Traffic was heavy that afternoon and we were all a little concerned about the stop/start broken rhythm to our journey until I remember (like it was yesterday) we hit a profound break-through moment where the blazing white sun seem to warm up our tiny vehicle as it penetrated through our windows and somehow magically appeared to clear all the traffic around us just like the parting of the red sea.

"You Stole The Sun From The Heart' by the Manic Street Preachers was simultaneously our soundtrack on the radio at that moment and suddenly we found ourselves in a heightened state of cosmic alignment sensing destiny would not betray us; nothing could possibly now stop us from seeing Manchester United as we had been evidently blessed by the Sun God who had cleared our path ahead like some benign deity.

Anyway.

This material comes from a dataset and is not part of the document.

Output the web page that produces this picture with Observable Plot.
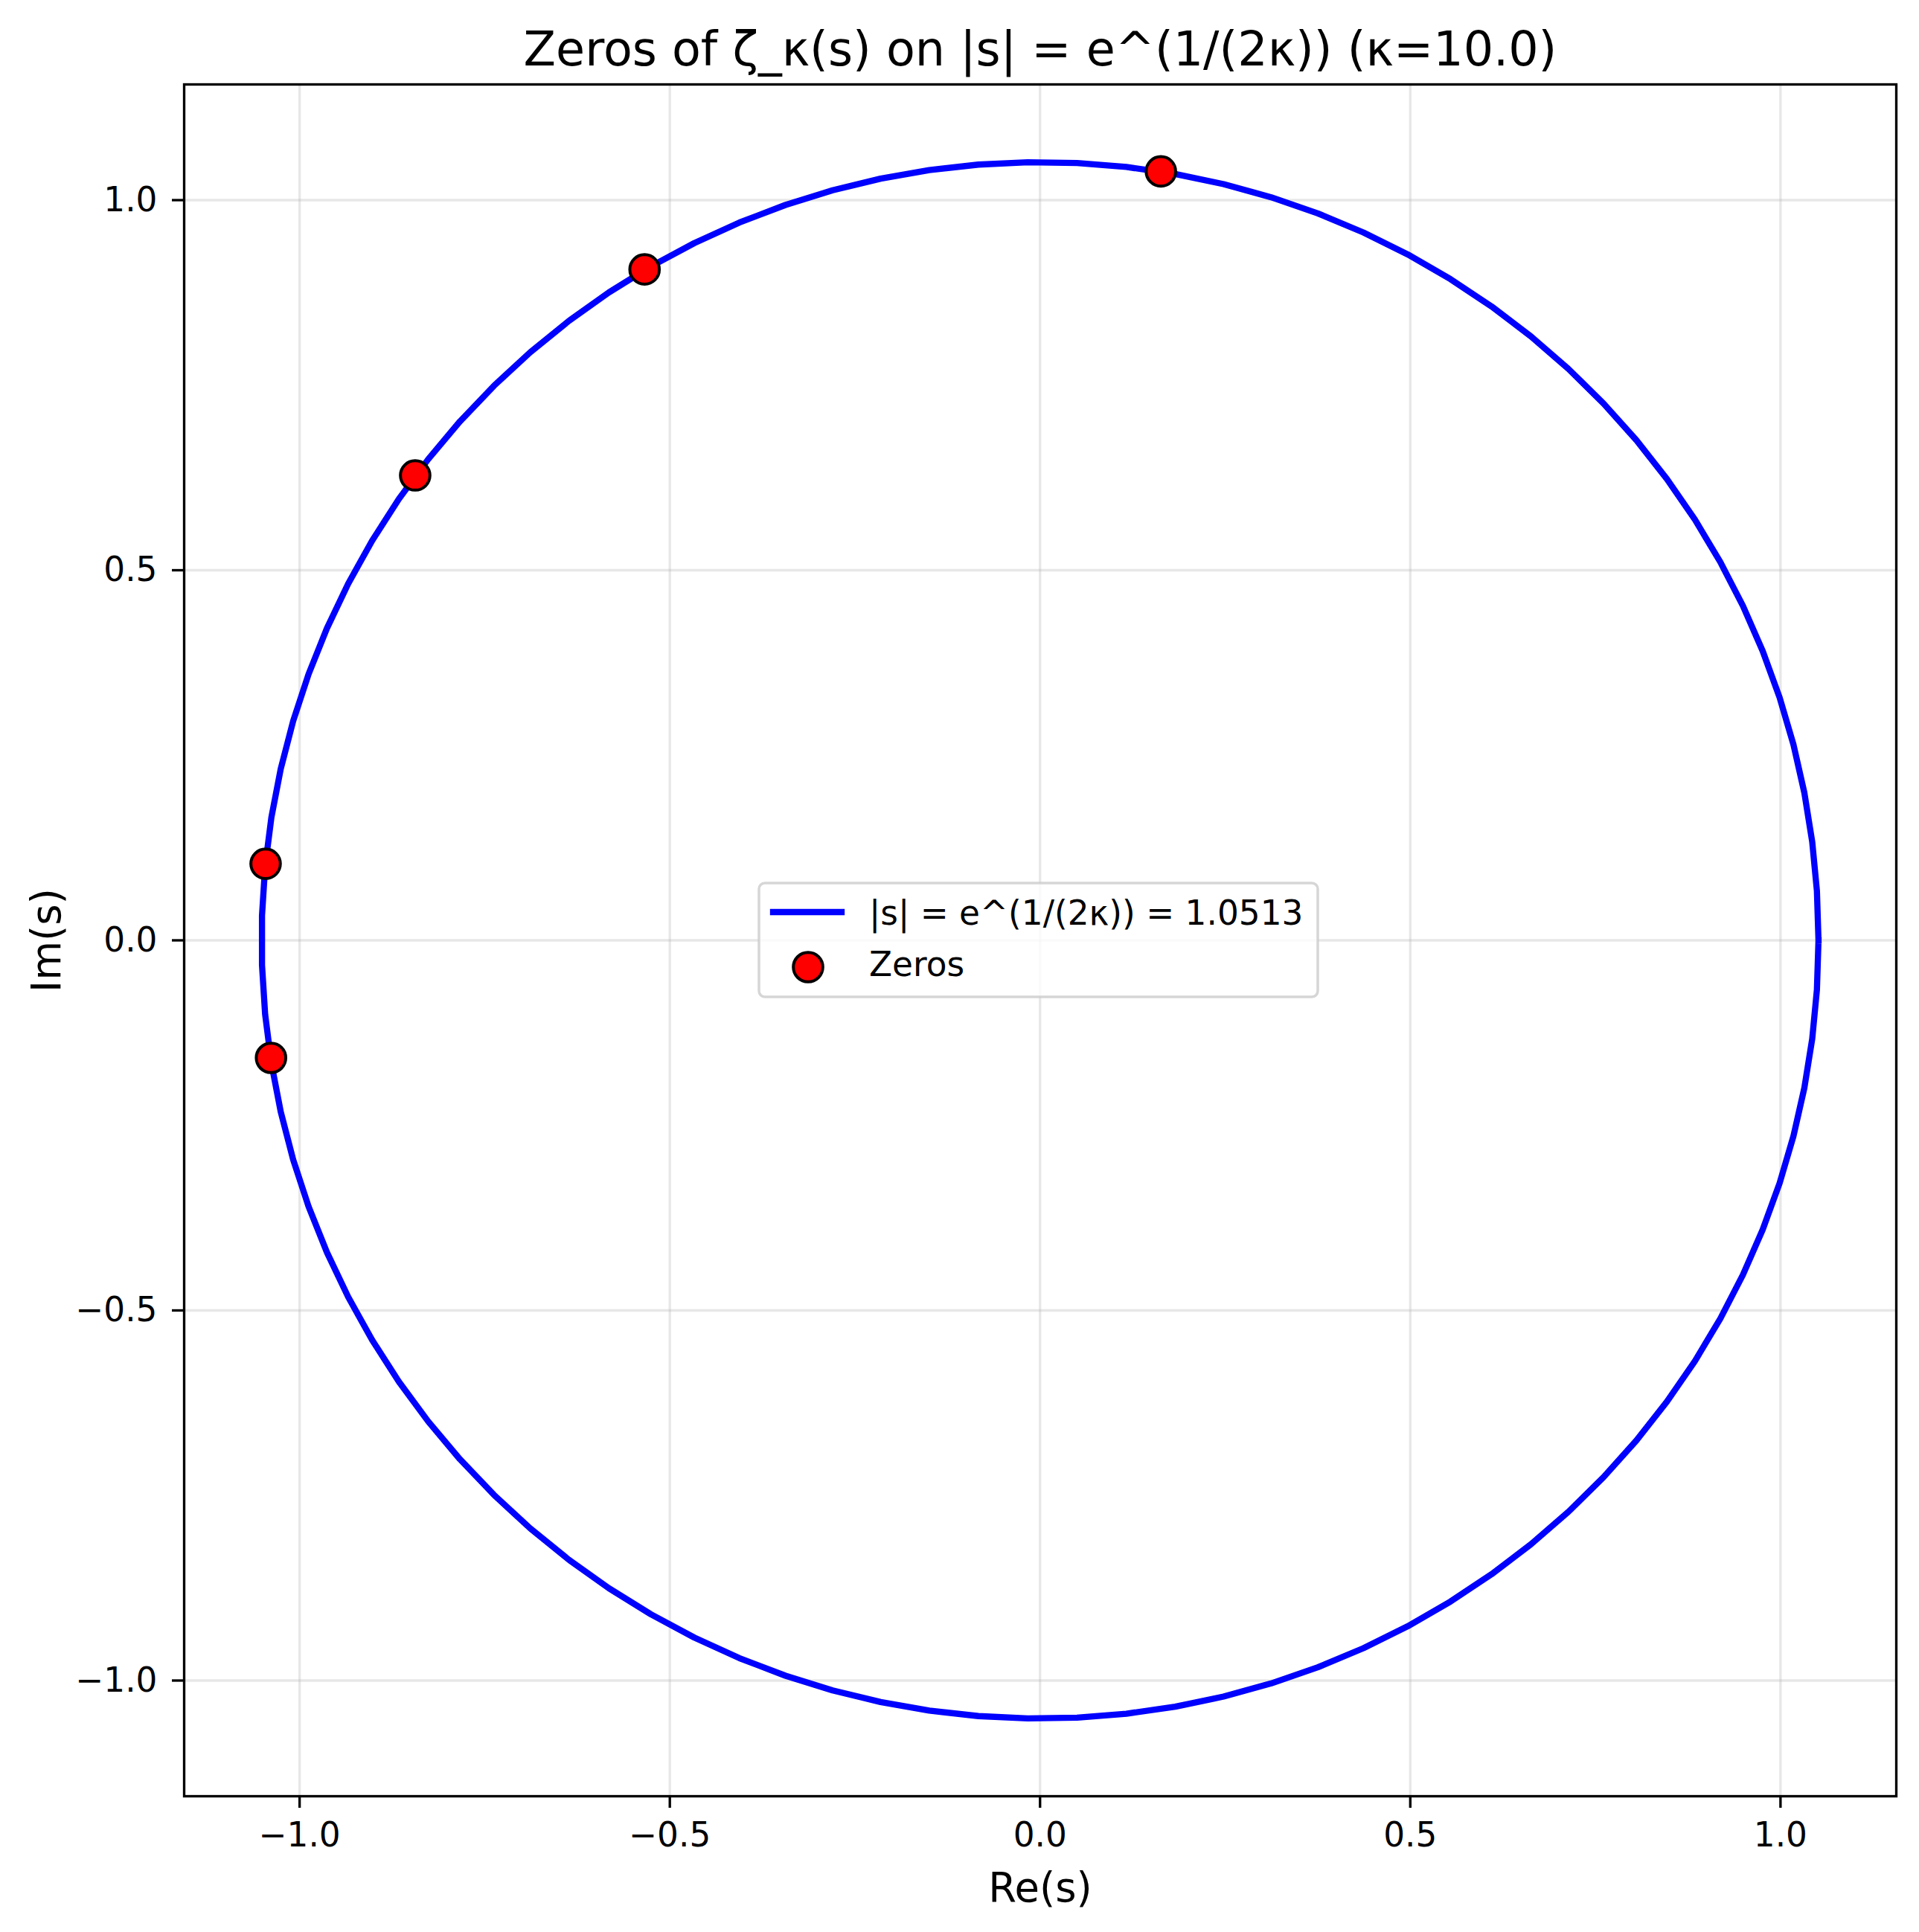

Back to Alex Ross. ^^

"Eventually, as in every Hollywood phantasmagoria, illusion surrendered to reality. The Funeral Music wound to its close as the road straightened out and houses became crowded together. Malibu’s beach culture reasserted itself: weathered Siegfrieds toted surfboards back to their cars. Wagner’s grandeur took on an ironic, melancholic tinge, promising a state of transcendence that contemporary existence was bound to foreclose. Still, when the sun plunged into the ocean on cue, it was like no other sunset I had seen—the final frame of a live film with an invisible director."

I recently wrote about the film 'Aria' (1987) making reference to the "Wagner's Liebestod" neon/dusk sequence starring Bridget Fonda and James Mathers as the ill-fated lovers who travel through the desert into Las Vegas set to the soundtrack of Isolde's final Act 3 aria.

Now I'm thinking, perhaps this was the original inspiration for Hockney's more epic version that Alex Ross and his friend were so lucky to enjoy (the bastards!)

Still, I'll always have the M25 and the Manics, I suppose.